For the most part my little girl is all things you might expect from a 4 year-old girl. She’s cute (sugar), bubbly, angelic-looking (all things nice?) and the part I like most – she’s incredibly strong-willed, what some might call stubborn (I’m guessing that’s the spice!). I prefer to think she knows her own mind just like her mammy.
However, what has really surprised me, is her love of animals. I mean ALL animals. Yeah, of course she likes kittens and puppies, and generally the fluffier the better, but this extends much further.
I’ve watched her gaze lovingly and fearlessly straight into the eyes of an Irish wolfhound. Our cats receive what must seem like never-ending hugs until they wriggle and squirm themselves free and leg it out the cat flap. I’m sure the chickens would get hugs too if they weren’t so hard to catch. She ensures Lucy, our Jack Russell receives 6 squares meals a day and the odd scrap from her own dinner plate. She prides herself on having trained Lucy how to play fetch. The poor dog had no choice in the matter, as I think I mentioned before, little Miss can be quite persistent.
On a visit to Reptile Village in Co. Kilkenny, she was captivated by tarantulas, snakes and snapping turtles. She was enthralled when invited to stroke the back of a massive Tegu lizard while I looked on from a few feet away. Even the python observed enjoying his mouse-supper did not curb her enthusiasm.
After a good plod around the back garden she’ll come trotting in, to introduce us to her newest pet. Recently we have entertained a tiny spider, a daddy-longy-legs, a moth and a ladybird. And last week, she brought in three little worms in a bowl, ‘a family’ if you will. Euch! Now, I’m not one for creepy crawlies, but I decided that as she is displaying all good stuff in terms of healthy psychological development – caring, nurture, empathy etc., that I will go along with this and let her bring her new pets into, and only as far as the kitchen. I’ve quietened my desire to shout ‘Get that disgusting thing out of my kitchen!’ I really don’t want to pass on my loathing of slimy, creepy things, which is frankly very silly of me, when it’s clear she has a genuine fascination with the wee feckers. OK I’ll be honest, the worms had to go. I can’t stand worms.

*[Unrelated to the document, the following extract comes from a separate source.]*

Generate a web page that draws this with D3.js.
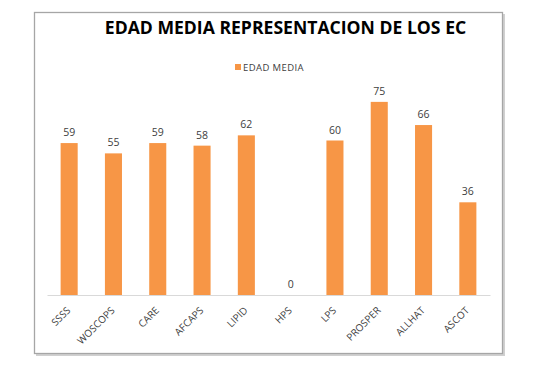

She aims to please her little pets and creates the most intricate little habitats with all of life’s essentials (if you’re a spider). Each creature receives their own cardboard box, a bed of leaves and grass (fair enough) a bowl of water and possibly some chopped carrots. As the weeks have passed, these little homes are becoming increasingly more elaborate and luxurious. Now they have added extras such as a bouncy ball to play with, a tiny teddy bear to cuddle and a crayon if Mr Spider is feeling creative, but what gives this accommodation the extra star is the swimming pool of course.
A spider’s paradise right?
Wrong. This all sounds like great fun, but unfortunately as you and I know, tiny spiders and ladybirds aren’t terribly resilient little creatures. We know their little legs are not made for being chased, caught, put to bed, let out to play, being plonked into the swimming pool for a nice little swim,
‘You deaded him Eva. Mummy! Eva deaded him!’

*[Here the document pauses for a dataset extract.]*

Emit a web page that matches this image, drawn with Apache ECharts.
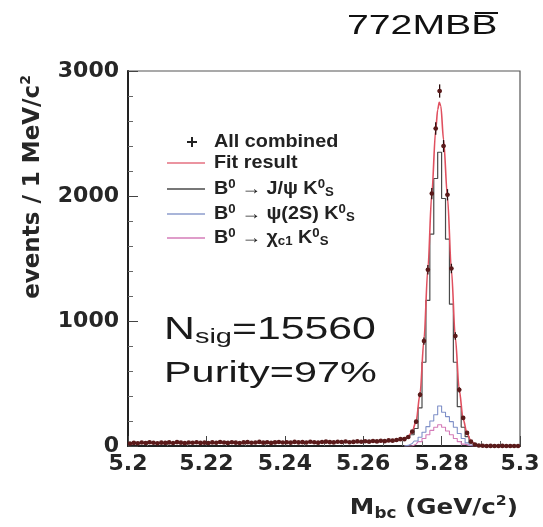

‘I didn’t dead him. He’s just having a little sleep.’
(After careful inspection, I conclude he is definitely dead).
Her final act of kindness is to hide the sleeping spider in the grass… so the chickens won’t eat him!
As tomorrow is mid-term break, I will take it upon myself to personally lead a lesson on how to handle creatures carefully, so they can avoid being ‘deaded’.
We regret that unfortunately several very small animals were harmed in the making of this blog post.